This paragraph below captures the fear of this type of danger:

Let an ultra-intelligent machine be defined as a machine that can far surpass all the intellectual activities of any man however clever…and the intelligence of man would be left far behind.

Thus the first ultra-intelligent machine is the last invention that man need ever make, provided that the machine is docile enough to tell us how to keep it under control.”

I. J. Good, “Speculations Concerning the First Ultra-intelligent Machine

Life is The Ultimate Imitation Game

We are all “game theorists” – playing the Ultimate Imitation Game of Life. To borrow (& tweak) the words of Shakespeare: to imitate or not to imitate, that is the question. Every decision we make in everything we do is boiled down to whether we imitate, who we imitate, and what we want others to imitate about us.

If life were a grand game of chess, then we are all studying & imitating the moves of other players, while being imitated in return. Each “genius” move is born to be unique, unparalleled & unprecedented, while at the same time born out of imitation.

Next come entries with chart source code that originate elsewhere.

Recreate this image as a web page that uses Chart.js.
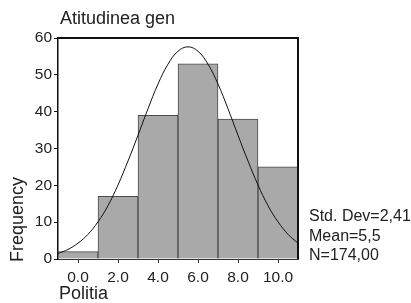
<!DOCTYPE html>
<html><head><meta charset="utf-8">
<script src="https://cdn.jsdelivr.net/npm/chart.js@4/dist/chart.umd.min.js"></script>
<style>html,body{margin:0;padding:0;background:#fff;}#wrap{width:411px;height:303px;}</style>
</head><body><div id="wrap"><canvas id="c" width="411" height="303"></canvas></div>
<script>
const titleText = "Atitudinea gen";
const xTitle = "Politia";
const yTitle = "Frequency";
const binCenters = [0, 2, 4, 6, 8, 10];
const frequencies = [2, 17, 39, 53, 38, 25];
const xTickValues = [0, 2, 4, 6, 8, 10];
const curveX = [-1,-0.5,0,0.5,1,1.5,2,2.5,3,3.5,4,4.5,5,5.5,6,6.5,7,7.5,8,8.5,9,9.5,10,10.5,11];
const curveY = [1.5,2.6,4.3,6.7,10.1,14.5,20.1,26.6,33.6,40.8,47.5,52.9,56.4,57.6,56.4,52.9,47.5,40.8,33.6,26.6,20.1,14.5,10.1,6.7,4.3];
const statsLines = ["Std. Dev=2,41", "Mean=5,5", "N=174,00"];

const FONT = "'Liberation Sans', Arial, Helvetica, sans-serif";

const extras = {
  id: 'extras',
  afterDraw(chart) {
    const ctx = chart.ctx, a = chart.chartArea;
    ctx.save();
    ctx.strokeStyle = '#111';
    ctx.lineWidth = 2;
    ctx.beginPath();
    ctx.moveTo(a.left, a.top);
    ctx.lineTo(a.right, a.top);
    ctx.lineTo(a.right, a.bottom);
    ctx.stroke();
    ctx.fillStyle = '#222';
    ctx.textBaseline = 'middle';
    ctx.textAlign = 'left';
    ctx.font = "18px " + FONT;
    ctx.fillText(titleText, 60, 19);
    ctx.fillText(xTitle, 59, 294);
    ctx.save();
    ctx.translate(18, 262);
    ctx.rotate(-Math.PI / 2);
    ctx.fillText(yTitle, 0, 0);
    ctx.restore();
    ctx.font = "16px " + FONT;
    const ys = [217, 237, 256];
    statsLines.forEach((s, i) => ctx.fillText(s, 309, ys[i]));
    ctx.restore();
  }
};

new Chart(document.getElementById('c'), {
  data: {
    datasets: [
      {
        type: 'line',
        data: curveX.map((x, i) => ({x, y: curveY[i]})),
        borderColor: '#111',
        borderWidth: 1,
        pointRadius: 0,
        tension: 0.4,
        fill: false,
        order: 0
      },
      {
        type: 'bar',
        data: binCenters.map((x, i) => ({x, y: frequencies[i]})),
        backgroundColor: '#a9a9a9',
        borderColor: '#4a4a4a',
        borderWidth: 1,
        barPercentage: 1,
        categoryPercentage: 1,
        grouped: false,
        order: 1
      }
    ]
  },
  options: {
    responsive: false,
    animation: false,
    devicePixelRatio: 1,
    layout: {padding: {left: 0, right: 113, top: 38, bottom: 0}},
    plugins: {legend: {display: false}, tooltip: {enabled: false}, title: {display: false}},
    scales: {
      x: {
        type: 'linear', min: -1, max: 11, offset: false,
        afterBuildTicks: s => { s.ticks = xTickValues.map(v => ({value: v})); },
        afterFit: s => { s.height = 44; },
        ticks: {callback: v => Number(v).toFixed(1), color: '#222', font: {family: FONT, size: 15.5}, padding: 5, maxRotation: 0, autoSkip: false},
        grid: {drawOnChartArea: false, offset: false, tickLength: 4, color: '#333'},
        border: {display: true, color: '#333', width: 1}
      },
      y: {
        min: 0, max: 60,
        afterFit: s => { s.width = 58; },
        ticks: {stepSize: 10, color: '#222', font: {family: FONT, size: 15.5}, padding: 2},
        grid: {drawOnChartArea: false, tickLength: 4, color: '#111'},
        border: {display: true, color: '#111', width: 1.5}
      }
    }
  },
  plugins: [extras]
});
</script></body></html>
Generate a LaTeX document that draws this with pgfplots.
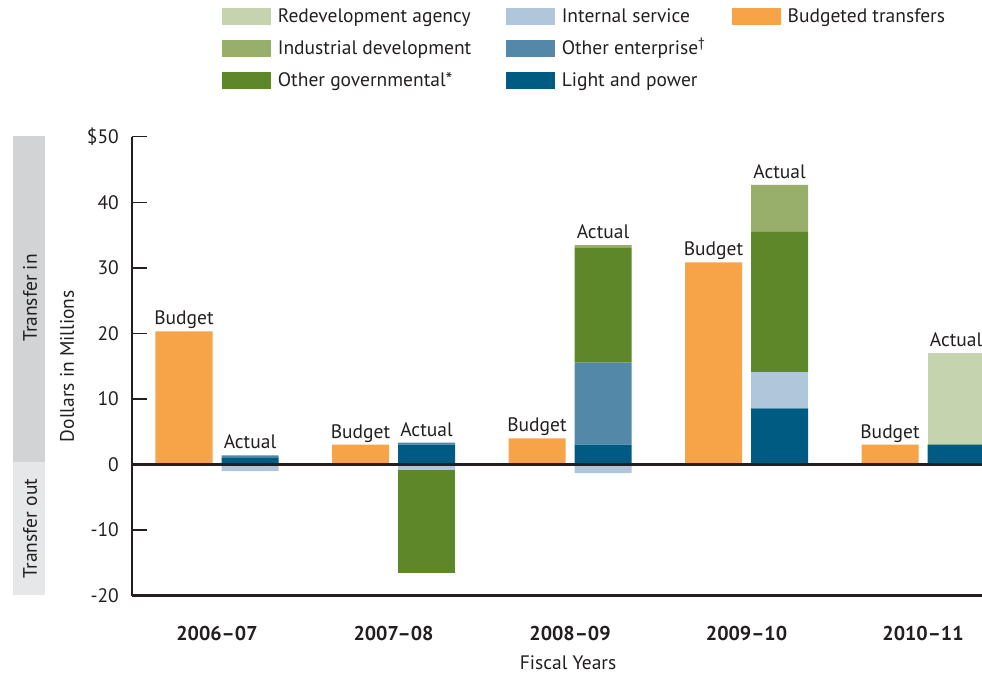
\documentclass[border=0pt]{standalone}
\usepackage{fontspec}
\setmainfont{PT Sans}
\usepackage{pgfplots}
\usepackage{pgfplotstable}
\pgfplotsset{compat=1.18}

\definecolor{cRA}{HTML}{C5D3AE}
\definecolor{cID}{HTML}{98AF6C}
\definecolor{cOG}{HTML}{5E8729}
\definecolor{cIS}{HTML}{B0C6DA}
\definecolor{cOE}{HTML}{5488A9}
\definecolor{cLP}{HTML}{005B82}
\definecolor{cBT}{HTML}{F7A348}
\definecolor{cAx}{HTML}{231F20}
\definecolor{bandIn}{HTML}{D1D3D4}
\definecolor{bandOut}{HTML}{E6E7E8}

\newcommand{\txt}{\fontsize{19.5bp}{23bp}\selectfont}
\newcommand{\sw}[1]{\addlegendimage{legend image code/.code={\fill[#1] (0bp,-8bp) rectangle (48bp,8bp); \path (55.5bp,0bp);}}}

% positive stack: budget bars at i-0.187, actual bars at i+0.187
\pgfplotstableread{
x      bt     lp    oe    is   og    id   ra
-0.187 20.3   0     0     0    0     0    0
0.187  0      1.1   0.3   0    0     0    0
0.813  3.05   0     0     0    0     0    0
1.187  0      3.05  0.3   0    0     0    0
1.813  4.0    0     0     0    0     0    0
2.187  0      3.05  12.5  0    17.5  0.4  0
2.813  30.85  0     0     0    0     0    0
3.187  0      8.55  0     5.5  21.5  7.1  0
3.813  3.05   0     0     0    0     0    0
4.187  0      3.05  0     0    0     0    13.9
}\posdata

% negative stack (transfers out)
\pgfplotstableread{
x      is     og
0.187  -1.0   0
1.187  -0.8   -15.8
2.187  -1.3   0
3.187  0      0
4.187  0      0
}\negdata

\pgfplotsset{geom/.style={scale only axis, width=850bp, height=459bp,
  xmin=-0.4816, xmax=4.334, ymin=-20, ymax=50, enlargelimits=false,
  at={(132bp,81.3bp)}, anchor=south west},
  common/.style={geom, ybar stacked, bar width=0.323}}

\begin{document}
\begin{tikzpicture}
\useasboundingbox (0,0) rectangle (982bp,677bp);
\fill[bandIn] (13bp,215bp) rectangle (45bp,541bp);
\fill[bandOut] (13bp,82bp) rectangle (45bp,215bp);
\node[rotate=90, font=\txt, text=cAx] at (30bp,379bp) {Transfer in};
\node[rotate=90, font=\txt, text=cAx] at (30bp,148.5bp) {Transfer out};

\begin{axis}[common,
  axis lines=left, axis line style={-, line width=2.5bp, cAx},
  ytick={-20,-10,0,10,20,30,40,50},
  yticklabels={-20,-10,0,10,20,30,40,\$50},
  xtick={0,1,2,3,4},
  xticklabels={2006--07,2007--08,2008--09,2009--10,2010--11},
  tick align=inside, major tick length=15bp,
  ytick style={cAx, line width=1.5bp},
  xtick style={draw=none},
  yticklabel style={font=\txt, text=cAx, inner sep=0pt, anchor=east, xshift=-13bp},
  xticklabel style={font=\fontsize{20bp}{23bp}\selectfont\bfseries, text=cAx, inner sep=0pt, anchor=base, yshift=-44.3bp},
  ylabel={Dollars in Millions},
  ylabel style={at={(axis description cs:-0.0765,0.5)}, anchor=center, font=\txt, text=cAx},
  xlabel={Fiscal Years},
  xlabel style={at={(axis description cs:0.513,-0.1466)}, anchor=center, font=\txt, text=cAx},
]
\addplot[fill=cBT, draw=none] table[x=x,y=bt] {\posdata};
\addplot[fill=cLP, draw=none] table[x=x,y=lp] {\posdata};
\addplot[fill=cOE, draw=none] table[x=x,y=oe] {\posdata};
\addplot[fill=cIS, draw=none] table[x=x,y=is] {\posdata};
\addplot[fill=cOG, draw=none] table[x=x,y=og] {\posdata};
\addplot[fill=cID, draw=none] table[x=x,y=id] {\posdata};
\addplot[fill=cRA, draw=none] table[x=x,y=ra] {\posdata};
\end{axis}

\begin{axis}[common, hide axis]
\addplot[fill=cIS, draw=none] table[x=x,y=is] {\negdata};
\addplot[fill=cOG, draw=none] table[x=x,y=og] {\negdata};
\end{axis}

\begin{axis}[geom, hide axis,
  legend columns=3,
  legend cell align=left,
  legend style={at={(axis description cs:0.10588,1.2974)}, anchor=north west,
    draw=none, fill=none, inner sep=0pt, outer sep=0pt, row sep=0pt, column sep=0pt,
    font=\txt, text=cAx,
    nodes={inner sep=0pt, outer sep=0pt, text height=22.8bp, text depth=9.2bp}},
]
\draw[cAx, line width=2.5bp] (axis cs:-0.4816,0) -- (axis cs:4.334,0);
\node[anchor=base, yshift=6.5bp, font=\txt, text=cAx] at (axis cs:-0.187,20.3) {Budget};
\node[anchor=base, yshift=6.5bp, font=\txt, text=cAx] at (axis cs:0.187,1.4) {Actual};
\node[anchor=base, yshift=6.5bp, font=\txt, text=cAx] at (axis cs:0.813,3.05) {Budget};
\node[anchor=base, yshift=6.5bp, font=\txt, text=cAx] at (axis cs:1.187,3.35) {Actual};
\node[anchor=base, yshift=6.5bp, font=\txt, text=cAx] at (axis cs:1.813,4.0) {Budget};
\node[anchor=base, yshift=6.5bp, font=\txt, text=cAx] at (axis cs:2.187,33.45) {Actual};
\node[anchor=base, yshift=6.5bp, font=\txt, text=cAx] at (axis cs:2.813,30.85) {Budget};
\node[anchor=base, yshift=6.5bp, font=\txt, text=cAx] at (axis cs:3.187,42.65) {Actual};
\node[anchor=base, yshift=6.5bp, font=\txt, text=cAx] at (axis cs:3.813,3.05) {Budget};
\node[anchor=base, yshift=6.5bp, font=\txt, text=cAx] at (axis cs:4.187,17.0) {Actual};
\sw{cRA}\addlegendentry{\makebox[228bp][l]{Redevelopment agency}}
\sw{cIS}\addlegendentry{\makebox[170bp][l]{Internal service}}
\sw{cBT}\addlegendentry{Budgeted transfers}
\sw{cID}\addlegendentry{\makebox[228bp][l]{Industrial development}}
\sw{cOE}\addlegendentry{\makebox[170bp][l]{Other enterprise\textsuperscript{†}}}
\addlegendimage{empty legend}\addlegendentry{}
\sw{cOG}\addlegendentry{\makebox[228bp][l]{Other governmental*}}
\sw{cLP}\addlegendentry{\makebox[170bp][l]{Light and power}}
\addlegendimage{empty legend}\addlegendentry{}
\end{axis}
\end{tikzpicture}
\end{document}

The winner emerges out of imitating the winning; the loser falls out of being out-imitated. Contrary to conventional belief, victory belongs to the best imitator, not the best creator – as there is no such thing as creation without imitation.

So imitate wisely and take on the game of life victoriously. But when you win, know that the victory is yours but not yours alone – it belongs to the collection of countless imitations that have happened before your time, happening at your time, and will continue to happen in the time to come.